In order to avoid variation in background signal caused by external factors not related to the samples (e.g. plasticware, light leaking, fluorescence probe not quenched, etc…), it is recommended to select the fluorescence intensity from the first cycles, usually cycles 5-15 and uncover a constant and linear component of background fluorescence. This information will then be used to define the baseline for analysis.

  • Threshold setting

It is also important to select a quantification zone that is over the detection limit of the instrument used. Usually the number of cycles needed is directly proportional to the sample copy number. Instead of using the intensity of minimum fluorescence detected by the instrument, a quantification zone with higher fluorescence intensity is selected and a threshold defined for this area. Here are some guidelines to define a correct threshold:

  • Lies in the amplification log phase, and avoids the plateau phase
  • Lies significantly over the background baseline
  • Lies within a log phase range where sample amplification plots are parallel

Shown below is a reference diagram for threshold setting.

PCR threshold setting
  • Standard Curve

The standard curve calibration is obtained based on the known concentration of the standards used. As recommended during qRT-PCR experiments, serial dilutions of a standard should be prepared.
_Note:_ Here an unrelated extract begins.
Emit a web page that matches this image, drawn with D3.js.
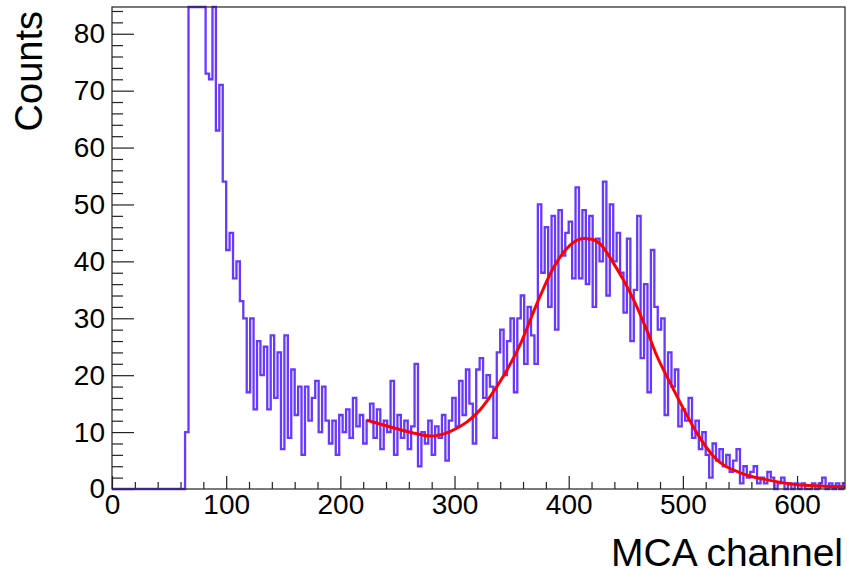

Then the Cq is determined for each dilution of the standard and plotted against the concentration. As a result, a standard curve will be displayed and used to infer about the concentration of the samples. The threshold should be the same for standard samples as well as for samples tested.

  • Relative/Comparative Quantification

Usually relative quantification is used to make the data interpretation more intuitive and clear. Instead of plotting the Cq values for each sample, also denominated as absolute quantification, the Cq differences between samples are plotted, which allows us to access the expression fold changes for a specific targeted gene.